5 responses to “Keeping Up Appearances”

  1. Is he still in a baby seat in the tub – or a seat that he can sit up in? My girls both started crying in the tub when they no longer wanted to lay in it. We got the seat and they could move around more. If he is in a seat then… well, I don’t know… maybe you can shower with him??? 😆 This too shall pass….

  2. We actually bought a “toddler tub” for him, so he’s not in a seat at all. When he started freaking out, we put him back in the seat, but that didn’t help. Last night, it was just me and him in the tub itself. Yes… this too shall pass… I hope soon!

  3. Hi Kristjana,

    We did baths for a little while and then switched to showers with Daddy. It was just easier to get them in and out. We also had a few tub toys that they still liked to play with in the shower. My boys loved little cups for collecting and pouring water.

    It is comforting to know that someone else goes crazy cleaning the house before company comes. I don’t think other people are as critical of our housekeeping as we are, but I still run around cleaning every time. I never realized how hard it would be to keep a clean house with little ones. I hope Kenny has a wonderful birthday party on Sunday. First birthdays are so exciting!

    Karen 🙂

  4. Hi!
    Sarah just went through that for about 2 weeks. I have found that she prefers a very little bit of water now. I don’t know why. Now she will play for a while….or at least long enough for me to suds her up!

  5. The baby/toddler “sit-up” seats are great and I think make the child feel more secure (used one with all 3 of mine). Be cautioned, though: still need constant supervision, because an energetic child can tip it over.

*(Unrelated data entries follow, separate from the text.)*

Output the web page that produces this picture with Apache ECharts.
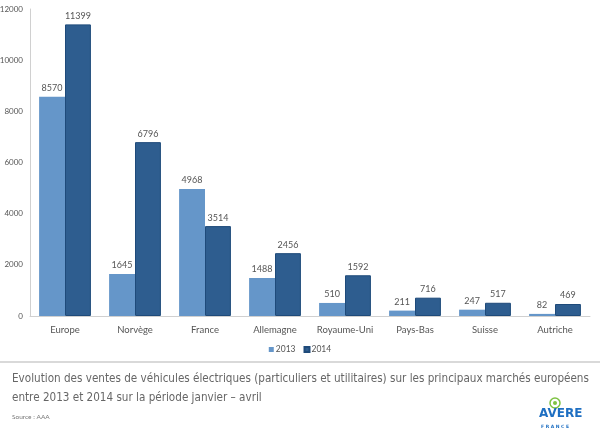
<!DOCTYPE html>
<html>
<head>
<meta charset="utf-8">
<script src="https://cdn.jsdelivr.net/npm/echarts@6/dist/echarts.min.js"></script>
<style>html,body{margin:0;padding:0;background:#fff}#c{width:600px;height:440px}</style>
</head>
<body>
<div id="c"></div>
<script>
const categories = ['Europe','Norvège','France','Allemagne','Royaume-Uni','Pays-Bas','Suisse','Autriche'];
const seriesNames = ['2013','2014'];
const values2013 = [8570,1645,4968,1488,510,211,247,82];
const values2014 = [11399,6796,3514,2456,1592,716,517,469];
const yTicks = [0,2000,4000,6000,8000,10000,12000];

const chart = echarts.init(document.getElementById('c'));
const labelStyle = {show:true, position:'top', color:'#555', fontSize:9, fontFamily:'Lato', distance:4};
chart.setOption({
  animation:false,
  textStyle:{fontFamily:'Lato'},
  grid:{left:30, right:10, top:9, bottom:124, containLabel:false, outerBoundsMode:'none'},
  legend:{
    data:seriesNames, bottom:81, left:'center', itemWidth:5, itemHeight:5, itemGap:8,
    icon:'rect', textStyle:{fontSize:8.5, color:'#555', fontFamily:'Lato', padding:[0,0,0,-3]}
  },
  xAxis:{
    type:'category', data:categories,
    axisLine:{lineStyle:{color:'#d0d0d0', width:1}},
    axisTick:{show:false},
    axisLabel:{color:'#555', fontSize:9.5, margin:9, interval:0, fontFamily:'Lato'}
  },
  yAxis:{
    type:'value', min:yTicks[0], max:yTicks[yTicks.length-1], interval:2000,
    axisLine:{show:true, lineStyle:{color:'#d0d0d0'}},
    axisTick:{show:false},
    splitLine:{show:false},
    axisLabel:{color:'#555', fontSize:8, margin:7, fontFamily:'Lato', formatter:function(v){return String(v);}}
  },
  series:[
    {name:seriesNames[0], type:'bar', data:values2013, barGap:'0%', barCategoryGap:'26%',
     itemStyle:{color:'#6596c9'}, label:labelStyle},
    {name:seriesNames[1], type:'bar', data:values2014,
     itemStyle:{color:'#2e5d8f', borderColor:'#1e4a7a', borderWidth:1}, label:labelStyle}
  ],
  graphic:[
    {type:'rect', shape:{x:0, y:361, width:600, height:2}, style:{fill:'#d9d9d9'}},
    {type:'text', left:12, top:373, style:{text:'Evolution des ventes de véhicules électriques (particuliers et utilitaires) sur les principaux marchés européens', fill:'#666', fontSize:11.6, fontFamily:'DejaVu Sans Condensed'}},
    {type:'text', left:12, top:392, style:{text:'entre 2013 et 2014 sur la période janvier – avril', fill:'#666', fontSize:11.6, fontFamily:'DejaVu Sans Condensed'}},
    {type:'text', left:12, top:413, style:{text:'Source : AAA', fill:'#777', fontSize:6.5, fontFamily:'Lato'}},
    {type:'circle', shape:{cx:555, cy:403, r:5}, style:{fill:'none', stroke:'#7dc242', lineWidth:1.5}},
    {type:'circle', shape:{cx:555, cy:403, r:2}, style:{fill:'#7dc242'}},
    {type:'text', left:539, top:408, style:{text:'AVERE', fill:'#1e6fc2', fontSize:12, fontWeight:'bold', fontFamily:'DejaVu Sans'}},
    {type:'text', left:541, top:424, style:{text:'F R A N C E', fill:'#1e6fc2', fontSize:4.5, fontWeight:'bold', fontFamily:'DejaVu Sans'}}
  ]
});
</script>
</body>
</html>
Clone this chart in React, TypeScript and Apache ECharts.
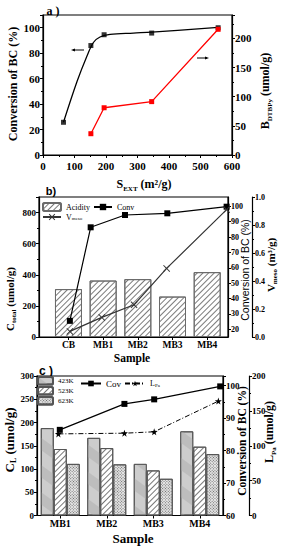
import { useEffect, useRef } from 'react';
import * as echarts from 'echarts';

const SERIF = '"Liberation Serif", "Times New Roman", serif';
const SANS = '"Liberation Sans", Arial, sans-serif';

// ---------- panel a ----------
const sExt = [65, 152, 194, 345, 556];
const convA = [25.7, 86, 94.5, 95.8, 100];
const fitSExt = [65, 108, 139, 160, 181, 213, 287, 345, 556];
const fitConv = [25.7, 57.7, 77.4, 88.4, 92.7, 94.7, 95.8, 96.6, 100.2];
const sExtB = [152, 194, 345, 556];
const bDTBPy = [36.5, 81, 91.5, 215.5];

// ---------- panel b ----------
const samplesB = ['CB', 'MB1', 'MB2', 'MB3', 'MB4'];
const barPosB = [1, 2, 3, 4, 5];
const acidity = [308, 363, 372, 260, 417];
const convBX = [1.04, 1.64, 2.63, 3.85, 5.56];
const convB = [25.5, 86.3, 94.3, 95.4, 99.7];
const vmesoX = [1.04, 1.96, 2.89, 3.83, 5.56];
const vmeso = [0.04, 0.14, 0.23, 0.49, 0.91];
const convBTicks = [20, 30, 40, 50, 60, 70, 80, 90, 100];

// ---------- panel c ----------
const samplesC = ['MB1', 'MB2', 'MB3', 'MB4'];
const cl423 = [188, 167, 111, 181];
const cl523 = [143, 145, 97, 148];
const cl623 = [111, 110, 79, 132];
const covX = [0.99, 2.38, 3.02, 4.44];
const covC = [86.4, 94.4, 95.8, 99.8];
const lpaX = [0.96, 2.38, 3.02, 4.4];
const lpa = [117, 118, 120, 164];

const pairs = (xs: number[], ys: number[]) => xs.map((x, i) => [x, ys[i]]);

const axLine = { show: true, onZero: false, lineStyle: { color: '#000', width: 1.2 } };
const tick = { show: true, length: 3, lineStyle: { color: '#000', width: 1 } };
const minor = { show: true, splitNumber: 2, length: 2, lineStyle: { color: '#000', width: 1 } };
const lbl = (fs: number, extra: any = {}) => ({
  color: '#000', fontFamily: SERIF, fontWeight: 'bold', fontSize: fs, margin: 3, ...extra,
});

const rich = (fs: number, family = SERIF, weight = 'bold') => ({
  m: { fontSize: fs, fontFamily: family, fontWeight: weight, lineHeight: fs + 4, fill: '#000' },
  s: { fontSize: Math.round(fs * 0.6), fontFamily: family, fontWeight: weight, lineHeight: Math.round(fs * 0.6), verticalAlign: 'bottom', fill: '#000' },
});

const title = (x: number, y: number, text: string, fs: number, rot = 0, family = SERIF, weight = 'bold') => ({
  type: 'text',
  x, y,
  rotation: rot,
  style: {
    text,
    rich: rich(fs, family, weight),
    fontSize: fs, fontFamily: family, fontWeight: weight,
    fill: '#000',
    align: 'center', verticalAlign: 'middle',
    textAlign: 'center', textVerticalAlign: 'middle',
  },
});

const R = Math.PI / 2;
const STAR = 'path://M5,0 L6.2,3.6 L10,3.6 L7,5.9 L8.1,9.5 L5,7.3 L1.9,9.5 L3,5.9 L0,3.6 L3.8,3.6 Z';
const XMARK = 'path://M0,1 L1,0 L5,4 L9,0 L10,1 L6,5 L10,9 L9,10 L5,6 L1,10 L0,9 L4,5 Z';
const subRich = { v: { fontSize: 8, fontFamily: SERIF, fill: '#000' }, s: { fontSize: 5, fontFamily: SERIF, verticalAlign: 'bottom', lineHeight: 5, fill: '#000' } };

export default function App() {
  const ref = useRef<HTMLDivElement>(null);
  useEffect(() => {
    if (!ref.current) return;
    const chart = echarts.init(ref.current, undefined, { renderer: 'svg' });
    const gridBase = { show: true, borderColor: '#000', borderWidth: 1.2, backgroundColor: 'transparent', containLabel: false };
    const option: any = {
      animation: false,
      backgroundColor: '#fff',
      grid: [
        { ...gridBase, left: 43, top: 15, width: 189, height: 140 },
        { ...gridBase, left: 39, top: 197, width: 189, height: 140 },
        { ...gridBase, left: 37, top: 376, width: 186, height: 139.5 },
      ],
      xAxis: [
        {
          gridIndex: 0, type: 'value', min: 0, max: 600, interval: 100,
          axisLine: axLine, axisTick: tick, minorTick: minor, splitLine: { show: false },
          axisLabel: lbl(11, { margin: 5 }),
        },
        {
          gridIndex: 1, type: 'value', min: 0.15, max: 5.6,
          axisLine: axLine,
          axisTick: { ...tick, customValues: barPosB },
          splitLine: { show: false },
          axisLabel: { ...lbl(9.5), customValues: barPosB, formatter: (v: number) => samplesB[Math.round(v) - 1] ?? '' },
        },
        {
          gridIndex: 2, type: 'category', data: samplesC, boundaryGap: true,
          axisLine: axLine, axisTick: { ...tick, alignWithLabel: true },
          axisLabel: lbl(10),
        },
        { gridIndex: 2, type: 'value', min: 0.5, max: 4.5, show: false },
      ],
      yAxis: [
        {
          gridIndex: 0, type: 'value', min: 0, max: 110, interval: 20, position: 'left',
          axisLine: axLine, axisTick: tick, minorTick: minor, splitLine: { show: false },
          axisLabel: { ...lbl(11), showMaxLabel: false },
        },
        {
          gridIndex: 0, type: 'value', min: 0, max: 240, interval: 50, position: 'right',
          axisLine: axLine, axisTick: tick, minorTick: minor, splitLine: { show: false },
          axisLabel: { ...lbl(11), showMaxLabel: false },
        },
        {
          gridIndex: 1, type: 'value', min: 0, max: 900, interval: 200, position: 'left',
          axisLine: axLine, axisTick: tick, minorTick: minor, splitLine: { show: false },
          axisLabel: { ...lbl(9), showMaxLabel: false },
        },
        {
          gridIndex: 1, type: 'value', min: 15, max: 106, position: 'right', offset: 0,
          axisLine: axLine, axisTick: { ...tick, customValues: convBTicks }, splitLine: { show: false },
          axisLabel: { ...lbl(8), customValues: convBTicks },
        },
        {
          gridIndex: 1, type: 'value', min: 0, max: 1, interval: 0.2, position: 'right', offset: 24,
          axisLine: axLine, axisTick: tick, minorTick: minor, splitLine: { show: false },
          axisLabel: { ...lbl(8), formatter: (v: number) => v.toFixed(1) },
        },
        {
          gridIndex: 2, type: 'value', min: 0, max: 300, interval: 50, position: 'left',
          axisLine: axLine, axisTick: tick, minorTick: minor, splitLine: { show: false },
          axisLabel: lbl(9),
        },
        {
          gridIndex: 2, type: 'value', min: 60, max: 103, interval: 10, position: 'right', offset: 0,
          axisLine: axLine, axisTick: tick, minorTick: minor, splitLine: { show: false },
          axisLabel: { ...lbl(9), showMaxLabel: false },
        },
        {
          gridIndex: 2, type: 'value', min: 0, max: 200, interval: 50, position: 'right', offset: 26,
          axisLine: axLine, axisTick: tick, minorTick: minor, splitLine: { show: false },
          axisLabel: lbl(9),
        },
      ],
      legend: [
        {
          data: ['Acidity', 'Conv'], left: 42, top: 202, itemWidth: 18, itemHeight: 8, itemGap: 3,
          textStyle: { fontFamily: SERIF, fontSize: 8, color: '#000' }, padding: 0,
        },
        {
          data: ['Vmeso'], left: 42, top: 213, itemWidth: 18, itemHeight: 8,
          textStyle: { fontFamily: SERIF, fontSize: 8, color: '#000', rich: subRich },
          formatter: () => '{v|V}{s|meso}', padding: 0,
        },
        {
          data: ['423K', '523K', '623K'], orient: 'vertical', left: 37, top: 376, itemWidth: 15, itemHeight: 7.5, itemGap: 0.5,
          textStyle: { fontFamily: SERIF, fontSize: 7, color: '#000' }, padding: 0,
        },
        {
          data: ['Cov', 'LPa'], left: 80, top: 379, itemWidth: 20, itemHeight: 7, itemGap: 3,
          textStyle: { fontFamily: SERIF, fontSize: 9, color: '#000', rich: subRich },
          formatter: (n: string) => (n === 'LPa' ? '{v|L}{s|Pa}' : n), padding: 0,
        },
      ],
      series: [
        // panel a
        {
          type: 'line', name: 'fit', xAxisIndex: 0, yAxisIndex: 0, data: pairs(fitSExt, fitConv),
          smooth: 0.35, showSymbol: false, lineStyle: { color: '#000', width: 1.3 },
        },
        {
          type: 'scatter', name: 'convA', xAxisIndex: 0, yAxisIndex: 0, data: pairs(sExt, convA),
          symbol: 'rect', symbolSize: 5, itemStyle: { color: '#000' },
        },
        {
          type: 'line', name: 'BDTBPy', xAxisIndex: 0, yAxisIndex: 1, data: pairs(sExtB, bDTBPy),
          symbol: 'rect', symbolSize: 5, lineStyle: { color: '#ff0000', width: 1.3 }, itemStyle: { color: '#ff0000' },
        },
        // panel b
        {
          type: 'bar', name: 'Acidity', xAxisIndex: 1, yAxisIndex: 2, data: pairs(barPosB, acidity),
          barWidth: 27,
          itemStyle: {
            color: '#ffffff', borderColor: '#6a6a6a', borderWidth: 1,
            decal: { symbol: 'rect', symbolSize: 1, dashArrayX: [1, 0], dashArrayY: [1, 3], rotation: -Math.PI / 4, color: '#7a7a7a' },
          },
        },
        {
          type: 'line', name: 'Conv', xAxisIndex: 1, yAxisIndex: 3, data: pairs(convBX, convB),
          symbol: 'rect', symbolSize: 6, lineStyle: { color: '#000', width: 1.2 }, itemStyle: { color: '#000' },
        },
        {
          type: 'line', name: 'Vmeso', xAxisIndex: 1, yAxisIndex: 4, data: pairs(vmesoX, vmeso),
          symbol: XMARK, symbolSize: 7, lineStyle: { color: '#333', width: 1.2 }, itemStyle: { color: '#333' },
        },
        // panel c
        {
          type: 'bar', name: '423K', xAxisIndex: 2, yAxisIndex: 5, data: cl423, barWidth: 13, barGap: '0%',
          itemStyle: {
            color: '#cdcdcd', borderColor: '#555', borderWidth: 1,
            decal: { symbol: 'rect', symbolSize: 1, dashArrayX: [1, 0], dashArrayY: [10, 12], rotation: Math.PI / 5, color: '#bdbdbd' },
          },
        },
        {
          type: 'bar', name: '523K', xAxisIndex: 2, yAxisIndex: 5, data: cl523, barWidth: 13, barGap: '0%',
          itemStyle: {
            color: '#ffffff', borderColor: '#555', borderWidth: 1,
            decal: { symbol: 'rect', symbolSize: 1, dashArrayX: [1, 0], dashArrayY: [1, 3], rotation: -Math.PI / 4, color: '#777' },
          },
        },
        {
          type: 'bar', name: '623K', xAxisIndex: 2, yAxisIndex: 5, data: cl623, barWidth: 13, barGap: '0%',
          itemStyle: {
            color: '#e6e6e6', borderColor: '#555', borderWidth: 1,
            decal: { symbol: 'rect', symbolSize: 1, dashArrayX: [1, 1], dashArrayY: [1, 1], rotation: Math.PI / 4, color: '#6a6a6a' },
          },
        },
        {
          type: 'line', name: 'Cov', xAxisIndex: 3, yAxisIndex: 6, data: pairs(covX, covC),
          symbol: 'rect', symbolSize: 6, lineStyle: { color: '#000', width: 1.2 }, itemStyle: { color: '#000' },
        },
        {
          type: 'line', name: 'LPa', xAxisIndex: 3, yAxisIndex: 7, data: pairs(lpaX, lpa),
          symbol: STAR, symbolSize: 7, lineStyle: { color: '#000', width: 1, type: [5, 2, 1, 2] }, itemStyle: { color: '#000' },
        },
      ],
      graphic: [
        // panel a titles
        title(53, 11, 'a )', 12),
        title(13, 84, 'Conversion of BC (%)', 12, R),
        title(265, 91, '{m|B}{s|DTBPy}{m| (umol/g)}', 12, R),
        title(144, 184, '{m|S}{s|EXT}{m| (m²/g)}', 12),
        // arrows panel a
        { type: 'line', shape: { x1: 73, y1: 50, x2: 84, y2: 50 }, style: { stroke: '#000', lineWidth: 1 } },
        { type: 'polygon', shape: { points: [[71, 50], [75, 48.5], [75, 51.5]] }, style: { fill: '#000' } },
        { type: 'line', shape: { x1: 197, y1: 58, x2: 207, y2: 58 }, style: { stroke: '#000', lineWidth: 1 } },
        { type: 'polygon', shape: { points: [[209, 58], [205, 56.5], [205, 59.5]] }, style: { fill: '#000' } },
        // panel b titles
        title(51, 191, 'b)', 11, 0, SANS),
        title(10, 299, '{m|C}{s|total}{m| (umol/g)}', 11, R),
        title(245, 270, 'Conversion of BC (%)', 10.5, R, SANS, 'normal'),
        title(271, 265, '{m|V}{s|meso}{m| (m³/g)}', 11, R),
        title(132, 358, 'Sample', 11.5),
        // panel c titles
        title(46, 371, 'c )', 12, 0, SANS),
        title(9, 440, '{m|C}{s|L}{m| (umol/g)}', 13, R),
        title(242, 441, 'Conversion of BC (%)', 11.5, R),
        title(269, 432, '{m|L}{s|Pa}{m| (umol/g)}', 12, R),
        title(133, 538, 'Sample', 13),
      ],
    };
    chart.setOption(option);
    return () => chart.dispose();
  }, []);
  return <div ref={ref} style={{ position: 'fixed', left: 0, top: 0, width: 282, height: 550, background: '#fff' }} />;
}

    Sometimes the feel of the water swirling around scares kids. Two of mine also went through thinking the tub drain would suck them down. (Not for nothing is this topic part of a Rugrats episode, as I recall!) Or it might also just be not quite the right temperature for them, but they don’t know how to express that. Sometimes soap is irritating, and again, they don’t know how to tell you. You can try to vary one small thing at a time and see if it gets a positive response.